I think I’ll be a kite today.

 

~Annah

Pre-Hamilton Thoughts

I’m not going to say I like Hamilton any more than the next person, because I know there are thousands of more devoted fans than me, but there’s something about listening and experiencing it as a writer that really gets to me. Or maybe I’m just too empathetic? I don’t know, but the lyrics, especially the questions, really stick to me. How does one write like they’re running out of time? Have I done enough [with my words]? Who will tell our stories—will anyone?

How does my writing play into this narrative that is the vast planet we live on? You know it’s kind of terrifying, writing.

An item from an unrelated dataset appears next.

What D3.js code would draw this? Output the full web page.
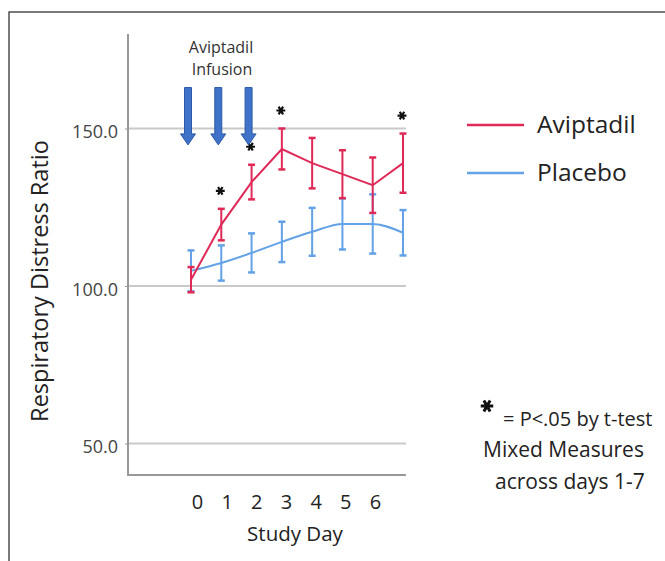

You put your heart and soul into characters, you believe in your stories in the midst of millions of others, enough to spend months and years on them. Then you publish them for anyone and everyone to read, you put your story on the line because you believe so immensely in it, resulting in inevitable rejection by some readers. Stories can easily be looked over, even if they are published, because of the sheer volume of them. But they’ve all been worked on and loved so well by the ones who penned them.

The vast majority of stories will not be heard by the general public, but does that mean we stop writing them? No. Because as scary as it is, we shouldn’t write with the numbers or lack thereof in mind. We write because we have faith, we write because we’re gamblers, we write because we’re not scared of the odds. We shoot our stories blindly into the dark because we know they’ll help someone somehow. And that’s pretty dang cool. So keep writing and “keep fighting in the meantime.”